● Recorded information
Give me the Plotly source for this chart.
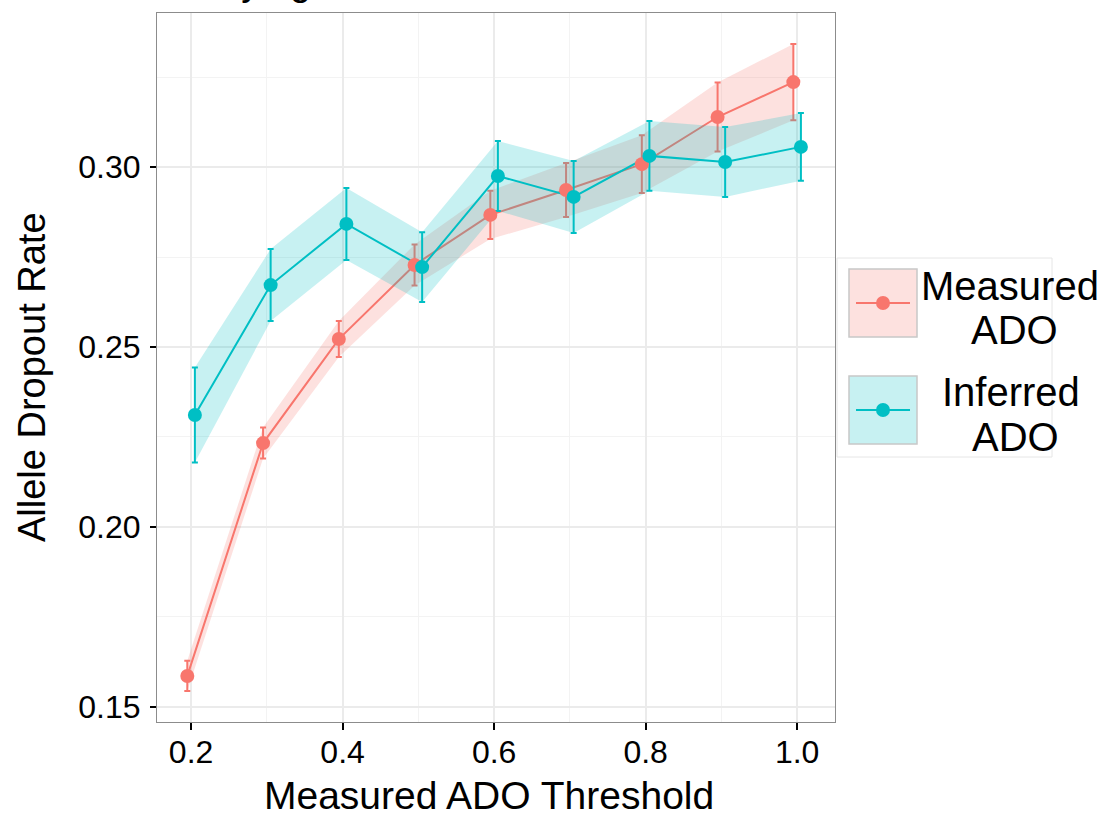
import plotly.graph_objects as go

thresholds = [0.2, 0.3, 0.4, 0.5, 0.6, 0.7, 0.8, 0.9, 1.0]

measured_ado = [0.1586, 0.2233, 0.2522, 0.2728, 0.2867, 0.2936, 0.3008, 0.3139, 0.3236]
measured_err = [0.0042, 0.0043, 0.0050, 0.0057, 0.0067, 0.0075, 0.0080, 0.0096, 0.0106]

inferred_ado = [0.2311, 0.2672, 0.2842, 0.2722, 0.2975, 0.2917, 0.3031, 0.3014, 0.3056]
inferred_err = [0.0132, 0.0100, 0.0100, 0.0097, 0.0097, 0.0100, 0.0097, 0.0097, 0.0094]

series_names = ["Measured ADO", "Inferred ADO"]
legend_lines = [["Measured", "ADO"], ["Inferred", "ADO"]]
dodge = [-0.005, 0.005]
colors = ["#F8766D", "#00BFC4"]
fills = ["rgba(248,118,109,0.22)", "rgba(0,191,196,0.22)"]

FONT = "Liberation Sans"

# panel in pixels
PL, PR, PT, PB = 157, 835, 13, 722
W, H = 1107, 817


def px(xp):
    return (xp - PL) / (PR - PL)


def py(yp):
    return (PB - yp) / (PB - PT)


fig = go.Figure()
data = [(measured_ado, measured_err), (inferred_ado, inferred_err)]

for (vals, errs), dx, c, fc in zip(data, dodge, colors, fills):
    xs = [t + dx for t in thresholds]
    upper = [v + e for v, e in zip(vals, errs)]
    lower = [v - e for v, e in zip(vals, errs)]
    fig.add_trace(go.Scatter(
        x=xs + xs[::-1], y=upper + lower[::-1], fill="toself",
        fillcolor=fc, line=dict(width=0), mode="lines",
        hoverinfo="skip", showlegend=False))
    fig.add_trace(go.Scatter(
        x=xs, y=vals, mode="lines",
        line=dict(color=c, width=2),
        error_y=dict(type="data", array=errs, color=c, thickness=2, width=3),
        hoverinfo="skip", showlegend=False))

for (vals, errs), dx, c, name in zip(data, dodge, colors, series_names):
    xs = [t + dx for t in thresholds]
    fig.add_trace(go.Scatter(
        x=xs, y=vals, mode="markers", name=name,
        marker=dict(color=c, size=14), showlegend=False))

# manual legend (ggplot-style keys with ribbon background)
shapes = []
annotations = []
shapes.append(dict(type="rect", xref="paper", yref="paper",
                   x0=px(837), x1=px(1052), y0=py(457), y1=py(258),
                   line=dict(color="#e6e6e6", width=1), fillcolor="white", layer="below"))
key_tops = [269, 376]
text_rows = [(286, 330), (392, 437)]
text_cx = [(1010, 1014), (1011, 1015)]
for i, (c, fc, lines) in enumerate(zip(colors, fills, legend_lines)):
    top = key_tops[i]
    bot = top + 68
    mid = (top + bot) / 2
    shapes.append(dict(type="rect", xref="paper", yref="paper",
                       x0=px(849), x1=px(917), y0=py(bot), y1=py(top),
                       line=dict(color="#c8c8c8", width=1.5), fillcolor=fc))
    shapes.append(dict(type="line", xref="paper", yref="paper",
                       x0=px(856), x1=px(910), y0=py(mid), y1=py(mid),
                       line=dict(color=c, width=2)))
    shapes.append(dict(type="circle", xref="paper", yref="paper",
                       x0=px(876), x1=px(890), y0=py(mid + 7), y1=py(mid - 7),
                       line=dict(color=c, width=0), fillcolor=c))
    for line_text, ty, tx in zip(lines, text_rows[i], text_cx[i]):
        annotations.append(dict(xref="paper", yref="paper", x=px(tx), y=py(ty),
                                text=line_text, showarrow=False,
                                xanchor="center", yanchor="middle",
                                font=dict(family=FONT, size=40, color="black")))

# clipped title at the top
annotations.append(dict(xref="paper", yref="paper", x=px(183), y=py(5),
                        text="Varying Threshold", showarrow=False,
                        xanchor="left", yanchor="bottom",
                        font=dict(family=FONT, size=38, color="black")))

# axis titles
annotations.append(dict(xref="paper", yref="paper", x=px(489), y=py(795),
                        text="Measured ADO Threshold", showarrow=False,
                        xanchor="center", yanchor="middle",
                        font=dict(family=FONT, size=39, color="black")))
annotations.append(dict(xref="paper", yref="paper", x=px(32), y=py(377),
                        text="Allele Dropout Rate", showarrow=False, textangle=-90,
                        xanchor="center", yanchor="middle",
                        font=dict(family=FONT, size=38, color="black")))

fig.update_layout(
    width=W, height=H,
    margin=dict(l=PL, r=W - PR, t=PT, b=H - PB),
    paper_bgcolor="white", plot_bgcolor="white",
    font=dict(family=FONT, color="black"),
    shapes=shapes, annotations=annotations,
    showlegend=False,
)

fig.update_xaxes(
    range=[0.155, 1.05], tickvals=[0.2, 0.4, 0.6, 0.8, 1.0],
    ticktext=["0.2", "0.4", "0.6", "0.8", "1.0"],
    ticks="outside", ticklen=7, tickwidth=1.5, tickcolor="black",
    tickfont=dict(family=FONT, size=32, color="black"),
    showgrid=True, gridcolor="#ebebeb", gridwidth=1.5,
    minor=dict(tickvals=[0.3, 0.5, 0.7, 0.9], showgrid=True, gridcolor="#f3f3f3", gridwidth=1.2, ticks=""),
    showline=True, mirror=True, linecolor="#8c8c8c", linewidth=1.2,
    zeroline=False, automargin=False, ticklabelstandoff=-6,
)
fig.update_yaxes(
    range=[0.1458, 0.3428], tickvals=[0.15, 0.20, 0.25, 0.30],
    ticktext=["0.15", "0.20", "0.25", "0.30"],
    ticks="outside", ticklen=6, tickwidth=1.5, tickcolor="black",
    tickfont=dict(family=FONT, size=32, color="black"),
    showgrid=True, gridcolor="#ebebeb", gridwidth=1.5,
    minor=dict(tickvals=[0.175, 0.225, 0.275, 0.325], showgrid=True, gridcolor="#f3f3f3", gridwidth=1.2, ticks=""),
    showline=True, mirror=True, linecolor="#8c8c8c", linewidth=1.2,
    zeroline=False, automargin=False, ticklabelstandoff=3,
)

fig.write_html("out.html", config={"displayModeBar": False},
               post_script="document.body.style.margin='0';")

● What is asked
Repeat, word for word and with no pictures, only the lines running from the beginning of the data to the line that contains "marker=dict(color=c, size=14), showlegend=False))".

● Written answer
Give me the Plotly source for this chart.
import plotly.graph_objects as go

thresholds = [0.2, 0.3, 0.4, 0.5, 0.6, 0.7, 0.8, 0.9, 1.0]

measured_ado = [0.1586, 0.2233, 0.2522, 0.2728, 0.2867, 0.2936, 0.3008, 0.3139, 0.3236]
measured_err = [0.0042, 0.0043, 0.0050, 0.0057, 0.0067, 0.0075, 0.0080, 0.0096, 0.0106]

inferred_ado = [0.2311, 0.2672, 0.2842, 0.2722, 0.2975, 0.2917, 0.3031, 0.3014, 0.3056]
inferred_err = [0.0132, 0.0100, 0.0100, 0.0097, 0.0097, 0.0100, 0.0097, 0.0097, 0.0094]

series_names = ["Measured ADO", "Inferred ADO"]
legend_lines = [["Measured", "ADO"], ["Inferred", "ADO"]]
dodge = [-0.005, 0.005]
colors = ["#F8766D", "#00BFC4"]
fills = ["rgba(248,118,109,0.22)", "rgba(0,191,196,0.22)"]

FONT = "Liberation Sans"

# panel in pixels
PL, PR, PT, PB = 157, 835, 13, 722
W, H = 1107, 817


def px(xp):
    return (xp - PL) / (PR - PL)


def py(yp):
    return (PB - yp) / (PB - PT)


fig = go.Figure()
data = [(measured_ado, measured_err), (inferred_ado, inferred_err)]

for (vals, errs), dx, c, fc in zip(data, dodge, colors, fills):
    xs = [t + dx for t in thresholds]
    upper = [v + e for v, e in zip(vals, errs)]
    lower = [v - e for v, e in zip(vals, errs)]
    fig.add_trace(go.Scatter(
        x=xs + xs[::-1], y=upper + lower[::-1], fill="toself",
        fillcolor=fc, line=dict(width=0), mode="lines",
        hoverinfo="skip", showlegend=False))
    fig.add_trace(go.Scatter(
        x=xs, y=vals, mode="lines",
        line=dict(color=c, width=2),
        error_y=dict(type="data", array=errs, color=c, thickness=2, width=3),
        hoverinfo="skip", showlegend=False))

for (vals, errs), dx, c, name in zip(data, dodge, colors, series_names):
    xs = [t + dx for t in thresholds]
    fig.add_trace(go.Scatter(
        x=xs, y=vals, mode="markers", name=name,
        marker=dict(color=c, size=14), showlegend=False))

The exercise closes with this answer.